Page 482 begins here

If the material on "a right to sue" does not aggravate the breach between consequentialists and those who advocate primarily principle-based approaches to adjudication, then the material on accuracy should do the trick. The authors imply that procedural and substantive policies concerned with accuracy (e.g., better information for decision-makers, enhancing availability of remedies, or quality of outcome) are to be understood as generated by self-interest. And they contend that since the core questions about accuracy are the tensions and trade-offs between more or less accuracy and costs, only welfare economic analysis specifies how to
resolve these tensions, as well as indicating what constitutes fundamental moral justifications for choosing accuracy over costs and providing criteria for determining which procedures "best" provide for accuracy. Their discussion of accuracy deals with tort adjudication, but again the authors claim that their analysis is applicable across the adjudication board, with one important, and fecund, proviso. The proviso is that the authors recognize that there is a possibility, albeit a slight one, that
persons may indeed have a taste for things like "dignity," or controlling for abuses of power, or legitimacy and that those tastes cannot be ascribed altogether to instrumental or self-interested concerns. Accordingly, the authors acknowledge that evaluating accuracy may be more demanding in other areas of the law than for torts and contracts, and therefore welfare-based measure will be more difficult to construct and conclusions about accuracy in adjudication will be more "speculative" than in torts and contracts (pp. 285-86).

What they acknowledge in this chapter is connected to qualifying remarks in this chapter about how fairness-based analysis can lead astray. The authors allow that their objections to "fairness" in regard to legal procedures "do not constitute a decisive objection if the notions of fairness are independently valuable. But if they are [independently valuable], analysts must identify the notions more precisely and indicate why the notions should be given weight, especially given that their pursuit
comes at the expensive of individual well-being" (p. 289). This is not the only instance of a nuance in the authors' confident claims for welfare-based analysis and their challenges to fairness-based criteria. Nuances also appear in the sixth, and final substantive, chapter on law enforcement and over all the impression given is that the authors are alive to the limitations of welfare-based analysis when analysis moves away from market-based phenomena like torts and contracts into other realms. However, critics of welfare-based analysis will undoubtedly question whether Kaplow and Shavell are SUFFICIENTLY alive to those limitations.
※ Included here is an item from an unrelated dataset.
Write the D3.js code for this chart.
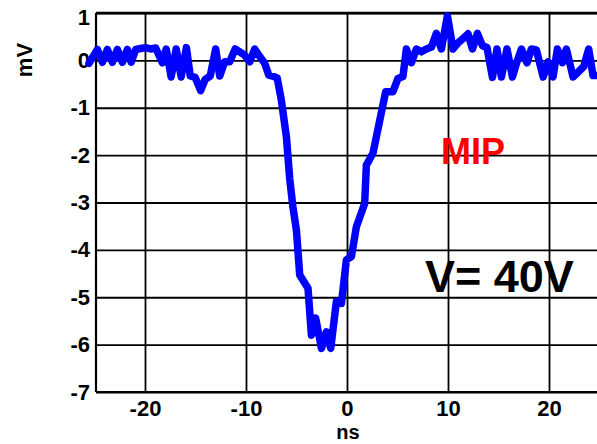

Their skepticism, to the extent that it occurs, will carry into that sixth chapter on law enforcement. The target here is the fairness-based criteria that focus on the non-consequentialist idea of retribution (attributed to Kant and Hegel's work and what follows from it). The authors' preference is to give weight to consequentialist concerns about deterrence and about how much punishment is enough punishment. Non-consequentialist fairness-based criteria are faulted for being incomplete or incoherent in regard to things like what constitutes wrongfulness deserving of punishment, what are degrees of wrongfulness, and how much to spend on
substantive/procedural justice and on catching violators. Further the authors do not believe that fairness-based analysis that emphasizes retribution can be rehabilitated without including consequentialist

Page 483 begins here

evaluations about punishment and deterrence, which would then make fairness-based theory inconsistent by diminishing its emphasis on retribution. So, at a theoretical level the authors believe that the field should be totally clear for a welfare economics approach that "pays attention to criminals who escape as well as criminals who are apprehended, and relatedly, takes account of how punishment affects potential criminals' behavior---factors that tend to be downplayed or ignored under retributive theory's…view" (p. 372).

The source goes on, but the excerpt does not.